The last three rounds of European Union funds directed to olive oil growers did not take into account what is happening to Italian olive oil prices and only consider price turmoils in other countries.
That is the core of mounting discontent in Italy among olive farmers here, directed both to their E.U. representatives and the European Commission itself.
Once again our European representatives proved their activity to be disconnected to the needs of their own country.
In the midst of a sharp downfall in olive oil prices hitting all major European markets, Italian olive oil growers feel discriminated against.

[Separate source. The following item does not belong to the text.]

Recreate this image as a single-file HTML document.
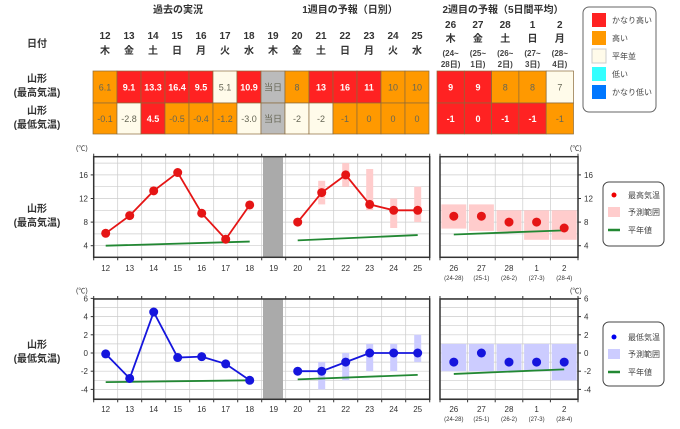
<!DOCTYPE html>
<html><head><meta charset="utf-8"><style>
body{margin:0;background:#fff;}
svg{display:block;font-family:"Liberation Sans","Noto Sans CJK JP",sans-serif;}
</style></head><body>
<svg width="680" height="429" viewBox="0 0 680 429" xmlns="http://www.w3.org/2000/svg">
<g font-size="10" font-weight="bold" fill="#333" text-anchor="middle">
<text x="178" y="13">過去の実況</text>
<text x="350" y="13">1週目の予報（日別）</text>
<text x="503" y="13">2週目の予報（5日間平均）</text>
<text x="37" y="47">日付</text>
<text x="37" y="82">山形</text><text x="37" y="96">(最高気温)</text>
<text x="37" y="114">山形</text><text x="37" y="128">(最低気温)</text>
<text x="37" y="212">山形</text><text x="37" y="226">(最高気温)</text>
<text x="37" y="348">山形</text><text x="37" y="362">(最低気温)</text>
</g>
<g id="tbl"></g>
<g id="charts"></g>
<!-- top legend -->
<rect x="583" y="7" width="73" height="105" rx="6" fill="#fff" stroke="#666"/>
<g font-size="8" fill="#444">
<rect x="592" y="13" width="14" height="14" fill="#f22"/><text x="612" y="23">かなり高い</text>
<rect x="592" y="31" width="14" height="14" fill="#f90"/><text x="612" y="41">高い</text>
<rect x="592" y="49" width="14" height="14" fill="#fffbea" stroke="#ccc"/><text x="612" y="59">平年並</text>
<rect x="592" y="67" width="14" height="14" fill="#3ff"/><text x="612" y="77">低い</text>
<rect x="592" y="85" width="14" height="14" fill="#07f"/><text x="612" y="95">かなり低い</text>
</g>
<!-- chart legends -->
<rect x="603" y="182" width="61" height="64" rx="6" fill="#fff" stroke="#444"/>
<g font-size="8" fill="#444">
<circle cx="614" cy="195" r="2.5" fill="#e00"/><text x="628" y="198">最高気温</text>
<rect x="608" y="207" width="12" height="10" fill="#fcc"/><text x="628" y="215">予測範囲</text>
<line x1="608" y1="230" x2="620" y2="230" stroke="#283" stroke-width="2.5"/><text x="628" y="233">平年値</text>
</g>
<rect x="603" y="322" width="61" height="64" rx="6" fill="#fff" stroke="#444"/>
<g font-size="8" fill="#444">
<circle cx="614" cy="337" r="2.5" fill="#00e"/><text x="628" y="340">最低気温</text>
<rect x="608" y="349" width="12" height="10" fill="#ccf"/><text x="628" y="357">予測範囲</text>
<line x1="608" y1="372" x2="620" y2="372" stroke="#283" stroke-width="2.5"/><text x="628" y="375">平年値</text>
</g>
</svg>
<script>
const NS="http://www.w3.org/2000/svg";
function el(p,t,a,txt){const e=document.createElementNS(NS,t);for(const k in a)e.setAttribute(k,a[k]);if(txt!==undefined)e.textContent=txt;p.appendChild(e);return e;}
const R="#f22",O="#f90",C="#fffbea",G="#bbb";
const tbl=document.getElementById('tbl');
const days=[12,13,14,15,16,17,18,19,20,21,22,23,24,25];
const wd=["木","金","土","日","月","火","水","木","金","土","日","月","火","水"];
const hi=[["6.1",O],["9.1",R],["13.3",R],["16.4",R],["9.5",R],["5.1",C],["10.9",R],["当日",G],["8",O],["13",R],["16",R],["11",R],["10",O],["10",O]];
const lo=[["-0.1",O],["-2.8",C],["4.5",R],["-0.5",O],["-0.4",O],["-1.2",O],["-3.0",C],["当日",G],["-2",C],["-2",C],["-1",O],["0",O],["0",O],["0",O]];
function cell(x,y,w,h,v){el(tbl,'rect',{x,y,width:w,height:h,fill:v[1],stroke:'#8a6a3a','stroke-width':0.7});
 const red=v[1]==R;el(tbl,'text',{x:x+w/2,y:y+h/2+3.5,'text-anchor':'middle','font-size':9,'font-weight':red?'bold':'normal',fill:red?'#fff':'#665'},v[0]);}
days.forEach((d,i)=>{const x=93+i*24;
 el(tbl,'text',{x:x+12,y:39,'text-anchor':'middle','font-size':10,'font-weight':'bold',fill:'#333'},d);
 el(tbl,'text',{x:x+12,y:54,'text-anchor':'middle','font-size':10,'font-weight':'bold',fill:'#333'},wd[i]);
 cell(x,71,24,32,hi[i]);cell(x,103,24,31,lo[i]);});
const w2=[[26,"木","(24~","28日)"],[27,"金","(25~","1日)"],[28,"土","(26~","2日)"],[1,"日","(27~","3日)"],[2,"月","(28~","4日)"]];
const hi2=[["9",R],["9",R],["8",O],["8",O],["7",C]],lo2=[["-1",R],["0",R],["-1",R],["-1",R],["-1",O]];
w2.forEach((d,i)=>{const x=437+i*27.3,cx=x+13.6;
 el(tbl,'text',{x:cx,y:28,'text-anchor':'middle','font-size':10,'font-weight':'bold',fill:'#333'},d[0]);
 el(tbl,'text',{x:cx,y:42,'text-anchor':'middle','font-size':10,'font-weight':'bold',fill:'#333'},d[1]);
 el(tbl,'text',{x:cx,y:56,'text-anchor':'middle','font-size':8,'font-weight':'bold',fill:'#444'},d[2]);
 el(tbl,'text',{x:cx,y:67,'text-anchor':'middle','font-size':8,'font-weight':'bold',fill:'#444'},d[3]);
 cell(x,71,27.3,32,hi2[i]);cell(x,103,27.3,31,lo2[i]);});

const ch=document.getElementById('charts');
const dx=d=>105.7+(d-12)*24; const wx=i=>453.8+i*27.6;
function chart(cfg){
 const {top,bot,vmin,vmax,step,gstep,Y,col,rc,act,fc,rng,nA,nF,w2v,w2r,w2n,labs,ly}=cfg;
 const L1=93.7,R1=429.7,L2=440,R2=578;
 [[L1,R1],[L2,R2]].forEach(([a,b])=>{
  for(let v=Math.ceil(vmin/gstep)*gstep;v<=vmax;v+=gstep)el(ch,'line',{x1:a,x2:b,y1:Y(v),y2:Y(v),stroke:'#ccc','stroke-width':0.7});
 });
 for(let i=0;i<=14;i++){const x=L1+i*24;if(i>0&&i<14)el(ch,'line',{x1:x,x2:x,y1:top,y2:bot,stroke:'#ccc','stroke-width':0.7});
  el(ch,'line',{x1:x,x2:x,y1:top-3,y2:top,stroke:'#333'});el(ch,'line',{x1:x,x2:x,y1:bot,y2:bot+3,stroke:'#333'});}
 for(let i=0;i<=5;i++){const x=L2+i*27.6;if(i>0&&i<5)el(ch,'line',{x1:x,x2:x,y1:top,y2:bot,stroke:'#ccc','stroke-width':0.7});
  el(ch,'line',{x1:x,x2:x,y1:top-3,y2:top,stroke:'#333'});el(ch,'line',{x1:x,x2:x,y1:bot,y2:bot+3,stroke:'#333'});}
 el(ch,'rect',{x:263,y:top,width:20,height:bot-top,fill:'#aaa'});
 // ranges
 rng.forEach((r,i)=>{if(!r)return;const x=dx(20+i);el(ch,'rect',{x:x-3.5,y:Y(r[1]),width:7,height:Y(r[0])-Y(r[1]),fill:rc});});
 w2r.forEach((r,i)=>{el(ch,'rect',{x:wx(i)-12.5,y:Y(r[1]),width:25,height:Y(r[0])-Y(r[1]),fill:rc});});
 // normals
 el(ch,'line',{x1:dx(12),x2:dx(18),y1:Y(nA[0]),y2:Y(nA[1]),stroke:'#283','stroke-width':1.8});
 el(ch,'line',{x1:dx(20),x2:dx(25),y1:Y(nF[0]),y2:Y(nF[1]),stroke:'#283','stroke-width':1.8});
 el(ch,'line',{x1:wx(0),x2:wx(4),y1:Y(w2n[0]),y2:Y(w2n[1]),stroke:'#283','stroke-width':1.8});
 // lines
 el(ch,'polyline',{points:act.map((v,i)=>dx(12+i)+','+Y(v)).join(' '),fill:'none',stroke:col,'stroke-width':1.8});
 el(ch,'polyline',{points:fc.map((v,i)=>dx(20+i)+','+Y(v)).join(' '),fill:'none',stroke:col,'stroke-width':1.8});
 act.forEach((v,i)=>el(ch,'circle',{cx:dx(12+i),cy:Y(v),r:4.5,fill:col}));
 fc.forEach((v,i)=>el(ch,'circle',{cx:dx(20+i),cy:Y(v),r:4.5,fill:col}));
 w2v.forEach((v,i)=>el(ch,'circle',{cx:wx(i),cy:Y(v),r:4.5,fill:col}));
 // frames
 el(ch,'rect',{x:L1,y:top,width:R1-L1,height:bot-top,fill:'none',stroke:'#333','stroke-width':1.5});
 el(ch,'rect',{x:L2,y:top,width:R2-L2,height:bot-top,fill:'none',stroke:'#333','stroke-width':1.5});
 labs.forEach(v=>{el(ch,'text',{x:88,y:Y(v)+3,'text-anchor':'end','font-size':8,fill:'#333'},v);
  el(ch,'line',{x1:R2,x2:R2+3,y1:Y(v),y2:Y(v),stroke:'#333'});
  el(ch,'text',{x:584,y:Y(v)+3,'font-size':8,fill:'#333'},v);
  el(ch,'line',{x1:L1-3,x2:L1,y1:Y(v),y2:Y(v),stroke:'#333'});});
 el(ch,'text',{x:76,y:top-6,'font-size':7,fill:'#333'},'(℃)');
 el(ch,'text',{x:570,y:top-6,'font-size':7,fill:'#333'},'(℃)');
 days.forEach(d=>el(ch,'text',{x:dx(d),y:ly,'text-anchor':'middle','font-size':8,fill:'#333'},d));
 const sub=["(24-28)","(25-1)","(26-2)","(27-3)","(28-4)"];
 w2.forEach((d,i)=>{el(ch,'text',{x:wx(i),y:ly,'text-anchor':'middle','font-size':8,fill:'#333'},d[0]);
  el(ch,'text',{x:wx(i),y:ly+9,'text-anchor':'middle','font-size':6,fill:'#333'},sub[i]);});
}
chart({top:156.7,bot:257.3,vmin:2,vmax:19,gstep:2,Y:v=>245.7-(v-4)*5.9,col:'#e51515',rc:'#fcc',
 act:[6.1,9.1,13.3,16.4,9.5,5.1,10.9],fc:[8,13,16,11,10,10],rng:[null,[11,15],[14,18],[10,17],[7,12],[8,14]],
 nA:[4.0,4.7],nF:[4.9,5.8],w2v:[9,9,8,8,7],w2r:[[6.9,11],[6.5,11],[6.4,10],[5,10],[5,10]],w2n:[5.9,6.6],labs:[4,8,12,16],ly:271});
chart({top:299,bot:399.3,vmin:-5,vmax:6,gstep:1,Y:v=>353-9.1*v,col:'#1515dd',rc:'#ccf',
 act:[-0.1,-2.8,4.5,-0.5,-0.4,-1.2,-3.0],fc:[-2,-2,-1,0,0,0],rng:[null,[-4,-1],[-3,0],[-2,1],[-2,1],[-1,2]],
 nA:[-3.2,-3.0],nF:[-2.9,-2.4],w2v:[-1,0,-1,-1,-1],w2r:[[-2,1],[-2,1],[-2,1],[-2,1],[-3,1]],w2n:[-2.3,-1.8],labs:[-4,-2,0,2,4,6],ly:412});
</script>
</body></html>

“In Italy, we have seen extra virgin olive oil price collapse by almost fifty percent in just ten months and, in the exact moment we denounce this troubling situation, here comes the European Union with new funding rounds for olive oil farmers in which only Spain, Greece and Portugal are nominated,” read a strongly worded statement issued by Confagricoltura, the Italian association of farmers and olive oil producers.
The association was referring to the storage funds issued since last November in three different rounds by the European Commission. The tender procedures began with a sentence that infuriates some Italian farmers: “Prices for virgin olive oils on the Spanish, Greek and Portuguese markets have remained consistently low.”
“Just by reading this one can understand that the representatives of these three countries in Europe have been smarter and more interested in the well being of their citizens than our own representatives,” the farmers’ group said.
The wording of those procedures, though, is not the only reason farmers in Italy feel shortchanged.
The funding by the EU was meant to prevent at least some of the olive oil produced within the E.U. from directly entering the market. Being in a period of great turmoil, with prices going down practically everywhere, olive oil storage funding may help to sweeten the pill and slow the pricing collapse.
Not in Italy, say growers and distributors. They point out that the first of the three tender procedures issued since November did not take into account any extra virgin olive oil storage funding while providing funds only to lower quality olive oil producers.
“With high-quality olive oil one of the main characteristics of Italian production, it is easy to understand why no Italian farmers won any funds,” the growers said.
It was no better with the second round. Extra virgin oil once again received no funds while participating in the tender procedures required even more bureaucracy. The third round, held just a few days ago, did include high-quality olive oil, but for a price equal to that of lower quality oils.
In a market troubled by a sharp fall of oil prices, most extra virgin oil producers now feel left alone. The E.U aid for 2020 largely ends in the hands of Spanish, Greek and Portuguese growers, while ignoring a major swath of Italian olive oil producers.
“The European Union for three times in a row has forgotten that one of the main olive oil producers in its own territory is Italy,” said Mario Damiani, a farmer in central Italy who has had to face the collapsing price for his extra virgin olive oil, in an interview with Olive Oil Times. “Where are our elected representatives in Europe? What about the Government?”
“Once again we lost a chance to better react to a difficult market situation,” the farmers association Confagricoltura concluded. “Once again our European representatives proved their activity to be disconnected to the needs of their own country.”